Claims adjuster reviewing damage photos beside a heavily damaged car after an accident

Many drivers hear the phrase total loss in car insurance and assume it means the car is completely destroyed. In practice, that is not always the reason. A vehicle can be declared a total loss even when it still looks repairable, if the cost to fix it is too high compared with the car’s value or the way state rules apply.

In simple terms, a total loss usually means the insurer decides it makes more sense to settle the claim based on the vehicle’s value than to pay for repairs. That decision can affect how much you receive, whether a deductible applies, what happens to the title, and whether a loan balance is still left over. If you want the broader timeline first, this guide to the car insurance claims process helps show where a total-loss decision fits.

This article explains what a total loss means, how insurers usually decide it, how payouts are calculated, and what to review before accepting a settlement.

Quick summary

  • A total loss usually means the car is not economical to repair compared with its value.
  • The decision may depend on repair cost, actual cash value, salvage value, and state rules.
  • The payout is often based on the car’s pre-loss value, not what you paid for it.
  • A deductible may still reduce the final amount on a first-party claim.
  • If you owe more on the loan than the car is worth, the insurance payment may not clear the balance.

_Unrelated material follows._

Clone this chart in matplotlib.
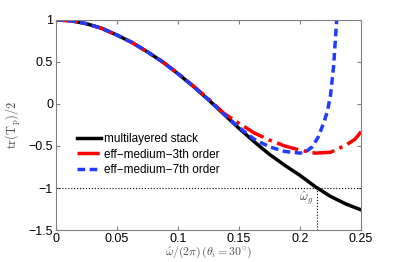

What a total loss means in car insurance

A total loss means the insurer treats the vehicle as a claim that will be settled by value instead of repaired. That does not always mean the car is burned out, crushed, or beyond recognition. What usually matters is the financial result of repairing it safely.

For example, imagine a newer car with major front-end damage, deployed airbags, and hidden structural issues. From the outside, the car may still look fixable. But once labor, parts, supplemental damage, calibration work, and safety concerns are added up, the numbers may point toward a total loss instead of a repair approval.

This is why many drivers feel surprised by a total-loss decision. They are focused on whether the car can be repaired. The insurer is usually focused on whether the repair cost makes sense under the policy and under state rules.

How insurers usually decide a total loss

While the exact method can vary, the decision usually comes down to a few practical factors:

  • Repair cost: the estimated amount needed to restore the car safely
  • Actual cash value: what the vehicle was worth right before the loss
  • Salvage value: what the damaged vehicle may still be worth after the accident
  • State rules: some states use a total-loss threshold or formula that affects the decision

In practice, the insurer compares the likely repair path with the vehicle’s pre-loss value. If repair costs rise too close to, or beyond, that value, the car may be declared a total loss. What often complicates things is that the first estimate is not always the final one. Once the vehicle is disassembled, more damage may appear.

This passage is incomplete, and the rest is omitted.